Senior State Department officials said they are working to block any transfer of this money, which has been frozen in Luxembourg bank accounts pending an outcome by the European nation's courts.
"The Luxembourg district court states the decision is not final and is subject to appeal," the senior State Department official told the Free Beacon. "Contrary to regime propaganda, these funds have not been sent to Iran. On April 3, the vice president to the Luxembourg district court issued a prohibition on the asset transfer. The United States will continue to use all possible means to ensure that these funds in Luxembourg are not released."
The Luxembourg Court of Cassation, which adjudicated the case and ruled in Iran's favor, confirmed its decision on Tuesday and indicated the money has not yet made its way back to Iran. The court ruled the United States has no authority to seize the funds on behalf of American terror victims.
That decision can now be appealed to a higher court. Luxembourg made clear that if any financial institution attempts to move the money before a final decision is made it would be subject to million-dollar fines.
Iran had in mid-2019 appealed court rulings holding it accountable for the attacks. The Luxembourg court's decision, while not final, could pave the way for the Islamic Republic to take back the $1.6 billion that had been frozen.
Rouhani, in addressing the decision, called it a "very good victory" against America and falsely claimed Iran had already repatriated the money.

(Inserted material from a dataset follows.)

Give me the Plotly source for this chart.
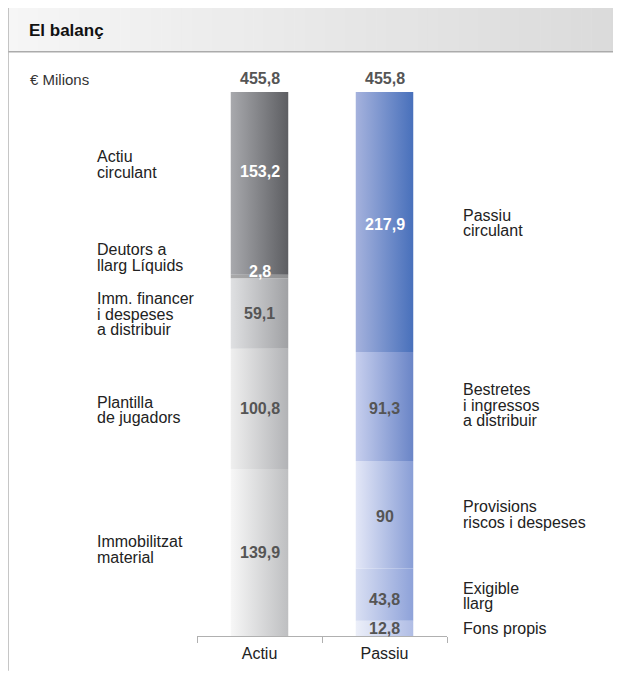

Rouhani claimed victory over victims of the 9/11 attacks, to which American courts have long linked Iran. The money has also been sought by the families of American service members killed in the 1983 bombing of a Marine barracks in Lebanon, another attack sponsored by Tehran.
"$1.6 billion of our money was in Luxembourg and the Americans had put their hands on it," Rouhani said. He added that Iran "freed this money from the Americans' grasp."
The governor of Iran's Central Bank also claimed that the cash had been released.
"Thanks to judiciary actions in Luxembourg, the Islamic Republic could gain two major achievements and neutralize U.S. efforts to seize and transfer Iran's assets," Abdolnaser Hemmati said in reports carried by Iran's state-controlled media.
"Initially, $1.6 billion of CBI assets, blocked in Clearstream Banking SA back on January 15, 2016, was released," he said. "Under a transient order issued by a court in Luxembourg, the transfer of the CBI asset was diverted to the U.S."